Mathematical modelling provides proof of principle that phasic cardiovascular events in sleep result from integration of the arterial baroreflex and central autonomic commands

Phasic hypertensive events during sleep (PHES) occur in animal models and human subjects. PHES are accompanied by heterogeneous neurophysiological phenomena but entail a similar pattern of changes in heart rate (HR). During PHES, HR starts to increase together with blood pressure (BP), and the peak increase in HR precedes the BP peak. HR then decreases towards or below baseline while BP is still elevated. We tested in silico the hypothesis (Silvani, Clin. Exp. Pharmacol. Physiol. 2008; 35: 987-94) that changes in HR during PHES result from the integration of the baroreflex with central autonomic commands. The study was based on a mathematical model with physiological parameter values, which includes the pulsating heart, pulmonary and systemic circulations, and the arterial baroreflex (Ursino and Magosso, Am.

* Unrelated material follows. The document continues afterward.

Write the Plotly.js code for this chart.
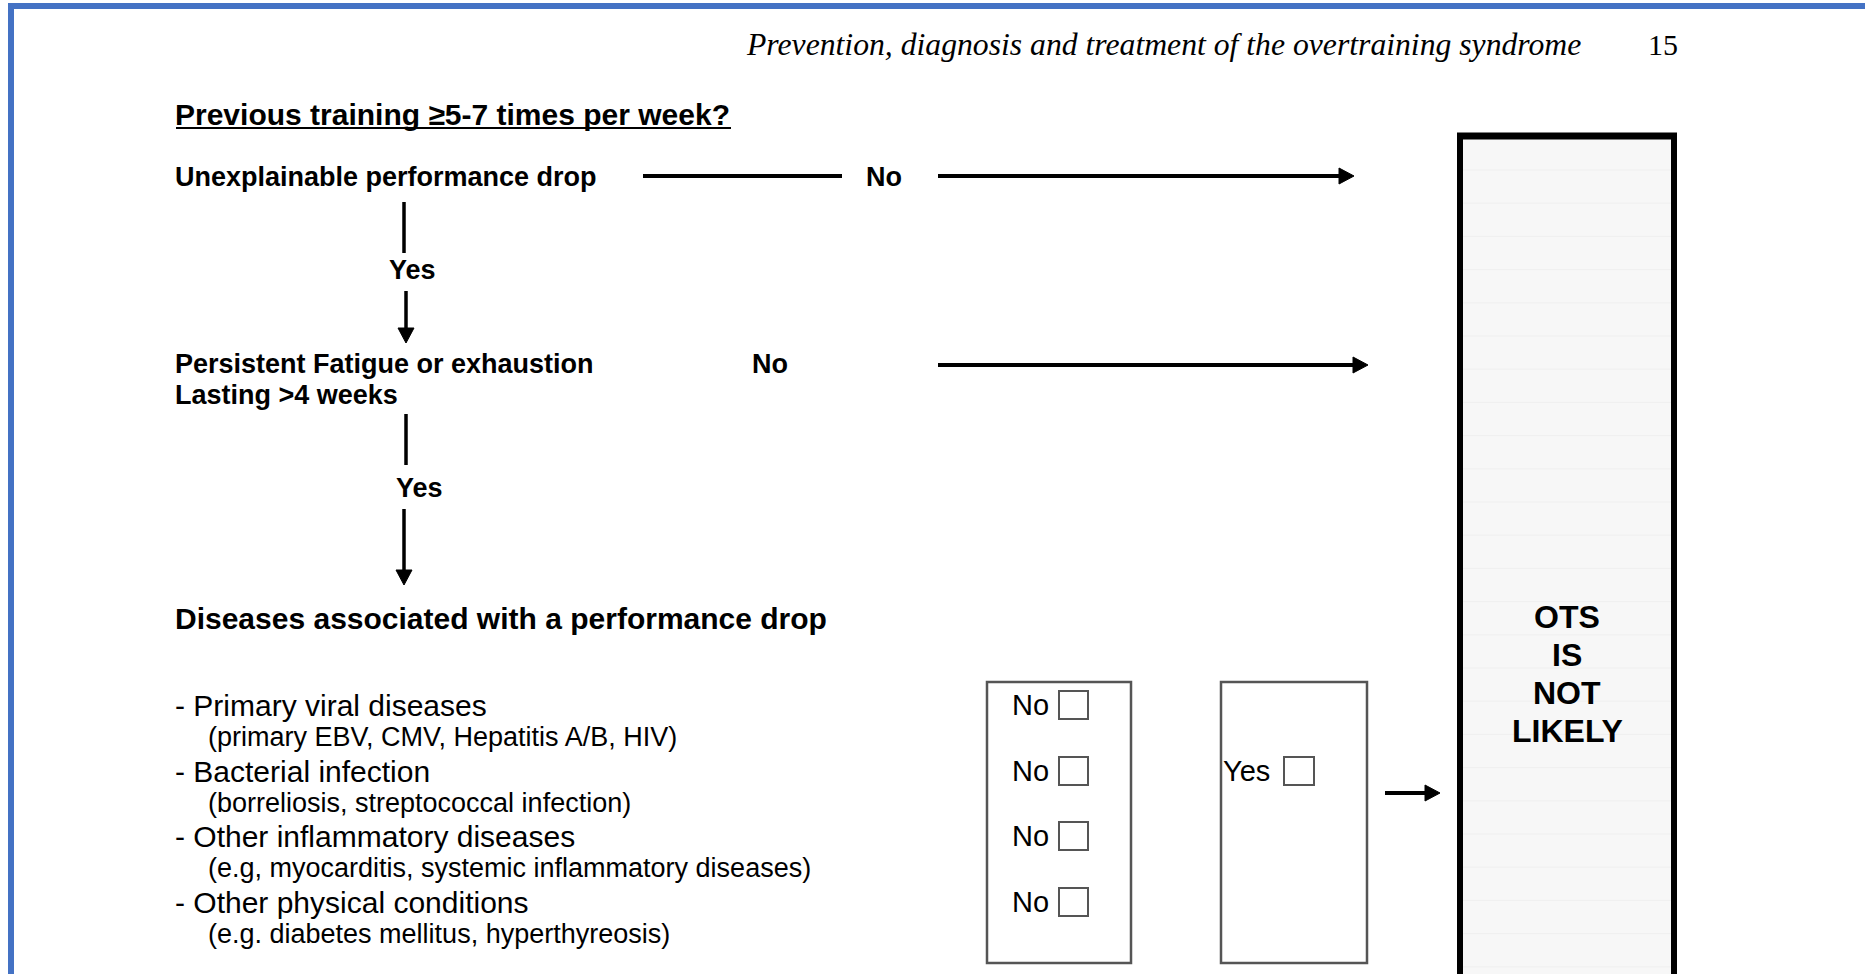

J. Physiol. 2000; 279: H149-65). Central commands were simulated as a phasic decrease in vagal efferent activity and a simultaneous increase in sympathetic efferent activity to the heart and blood vessels. We found that the mathematical model reproduced the biphasic changes in HR that characterize PHES. This finding was robust to changes in the waveform (square vs. triangular pulse), duration, and amplitude of central commands. This result provides proof of principle that during PHES, an early increase in HR and a late decrease in HR below baseline may result from monophasic central commands because of the delays and time constants of the arterial baroreflex control.